### Objective
Retype, exactly as they stand, the lines from the start of the data to the line that contains "plt.rcParams['font.family'] = ['Liberation", both ends included. Leave the pictures out.

** start of Records **

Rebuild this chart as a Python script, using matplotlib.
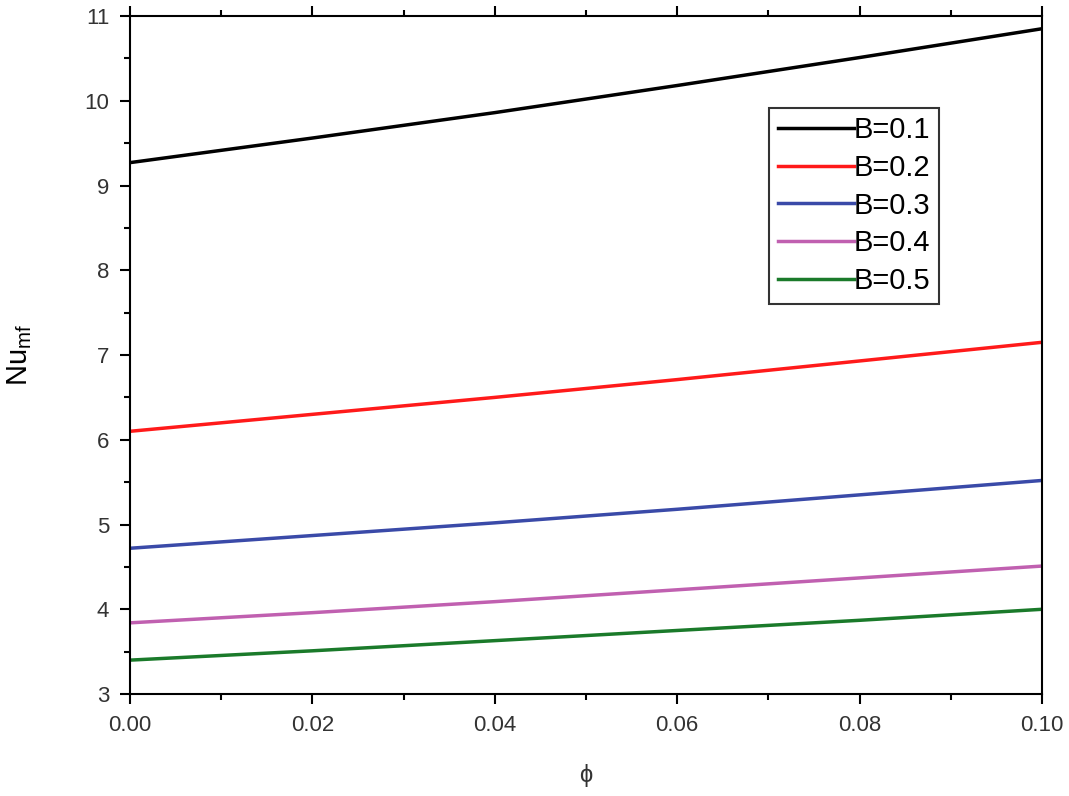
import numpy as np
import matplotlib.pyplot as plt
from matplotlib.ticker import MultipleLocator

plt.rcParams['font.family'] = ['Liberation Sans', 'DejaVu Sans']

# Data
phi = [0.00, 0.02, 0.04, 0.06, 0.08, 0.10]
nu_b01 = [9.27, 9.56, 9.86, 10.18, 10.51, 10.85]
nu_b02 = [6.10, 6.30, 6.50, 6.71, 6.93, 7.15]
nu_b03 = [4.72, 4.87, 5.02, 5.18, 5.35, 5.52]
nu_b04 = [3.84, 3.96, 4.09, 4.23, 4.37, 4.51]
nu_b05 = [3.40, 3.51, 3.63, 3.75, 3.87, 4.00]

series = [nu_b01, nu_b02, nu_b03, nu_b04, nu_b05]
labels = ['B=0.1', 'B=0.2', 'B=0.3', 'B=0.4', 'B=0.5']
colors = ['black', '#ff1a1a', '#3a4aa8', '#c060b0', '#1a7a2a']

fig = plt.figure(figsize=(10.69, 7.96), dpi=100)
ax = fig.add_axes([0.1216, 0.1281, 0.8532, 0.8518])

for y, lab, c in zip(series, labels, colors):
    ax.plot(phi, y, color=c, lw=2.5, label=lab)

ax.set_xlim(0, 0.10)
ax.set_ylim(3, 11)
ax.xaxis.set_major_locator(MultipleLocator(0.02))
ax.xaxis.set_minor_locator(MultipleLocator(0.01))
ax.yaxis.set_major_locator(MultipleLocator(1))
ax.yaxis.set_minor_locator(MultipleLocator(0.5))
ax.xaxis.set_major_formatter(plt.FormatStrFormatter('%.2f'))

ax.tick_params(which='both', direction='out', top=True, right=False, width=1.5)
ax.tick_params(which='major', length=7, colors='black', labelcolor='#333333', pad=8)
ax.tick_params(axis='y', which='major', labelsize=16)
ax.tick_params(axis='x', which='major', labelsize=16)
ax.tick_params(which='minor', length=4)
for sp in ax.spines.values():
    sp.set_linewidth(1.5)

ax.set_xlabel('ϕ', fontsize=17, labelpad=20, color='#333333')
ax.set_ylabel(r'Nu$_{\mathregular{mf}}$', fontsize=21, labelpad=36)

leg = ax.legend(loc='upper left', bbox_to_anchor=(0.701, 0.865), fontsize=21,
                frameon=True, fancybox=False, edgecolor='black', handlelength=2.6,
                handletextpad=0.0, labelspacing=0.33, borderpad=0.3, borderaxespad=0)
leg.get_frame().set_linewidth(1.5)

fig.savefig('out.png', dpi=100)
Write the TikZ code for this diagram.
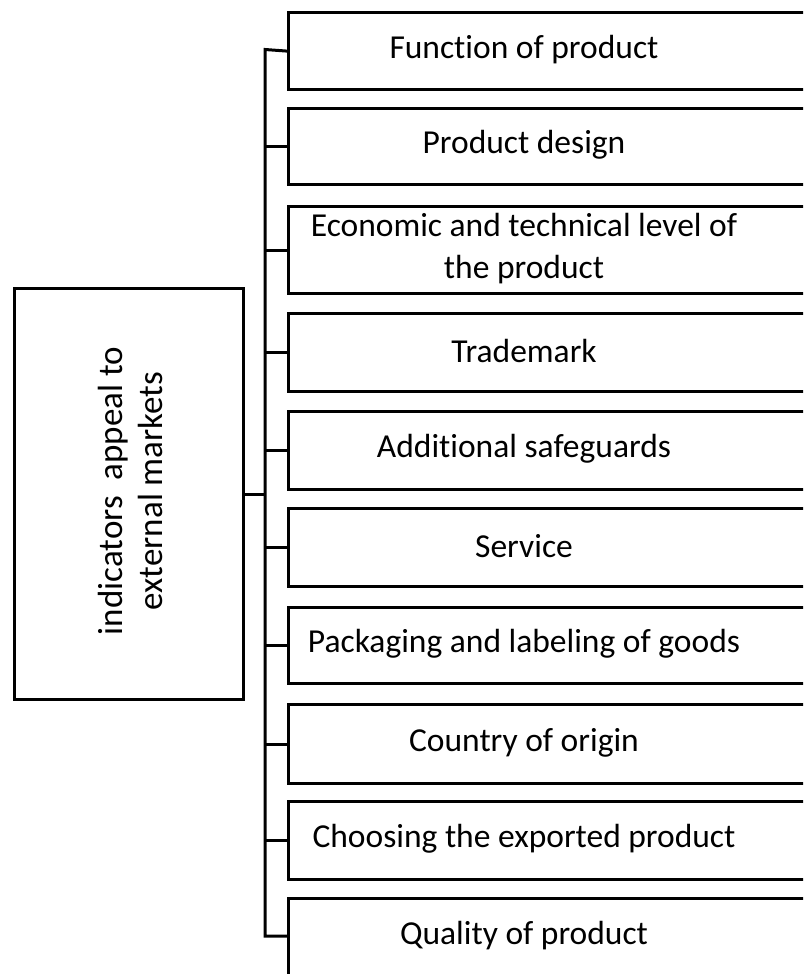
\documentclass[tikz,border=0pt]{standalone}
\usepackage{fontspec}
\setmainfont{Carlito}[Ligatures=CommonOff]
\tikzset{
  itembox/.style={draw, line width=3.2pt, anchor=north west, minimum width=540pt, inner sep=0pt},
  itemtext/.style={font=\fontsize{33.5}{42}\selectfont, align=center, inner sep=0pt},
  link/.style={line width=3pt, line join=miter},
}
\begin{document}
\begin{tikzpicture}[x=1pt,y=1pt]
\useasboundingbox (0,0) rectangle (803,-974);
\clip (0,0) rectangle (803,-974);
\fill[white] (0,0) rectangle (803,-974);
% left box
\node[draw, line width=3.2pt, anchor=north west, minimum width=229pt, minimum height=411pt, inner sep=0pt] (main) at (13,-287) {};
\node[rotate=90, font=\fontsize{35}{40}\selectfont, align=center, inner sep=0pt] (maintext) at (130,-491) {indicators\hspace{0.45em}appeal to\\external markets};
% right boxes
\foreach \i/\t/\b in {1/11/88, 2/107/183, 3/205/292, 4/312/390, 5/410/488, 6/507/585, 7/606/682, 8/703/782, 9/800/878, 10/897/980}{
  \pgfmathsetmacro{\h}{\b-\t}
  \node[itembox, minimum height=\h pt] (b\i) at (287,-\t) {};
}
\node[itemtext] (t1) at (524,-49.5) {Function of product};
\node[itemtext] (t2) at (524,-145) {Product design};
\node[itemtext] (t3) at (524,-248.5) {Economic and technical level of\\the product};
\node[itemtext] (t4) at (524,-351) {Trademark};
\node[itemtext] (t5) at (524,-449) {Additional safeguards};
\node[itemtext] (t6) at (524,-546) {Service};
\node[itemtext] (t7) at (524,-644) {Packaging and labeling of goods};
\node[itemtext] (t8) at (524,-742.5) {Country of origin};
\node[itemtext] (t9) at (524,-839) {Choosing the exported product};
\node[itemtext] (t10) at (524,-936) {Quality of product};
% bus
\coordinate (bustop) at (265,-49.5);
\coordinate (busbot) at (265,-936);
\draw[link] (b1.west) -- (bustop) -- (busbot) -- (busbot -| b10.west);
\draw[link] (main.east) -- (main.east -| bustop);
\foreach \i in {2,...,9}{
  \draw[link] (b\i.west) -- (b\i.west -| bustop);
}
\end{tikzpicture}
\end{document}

** end of Records **

### Solution to the problem
Rebuild this chart as a Python script, using matplotlib.
import numpy as np
import matplotlib.pyplot as plt
from matplotlib.ticker import MultipleLocator

plt.rcParams['font.family'] = ['Liberation Sans', 'DejaVu Sans']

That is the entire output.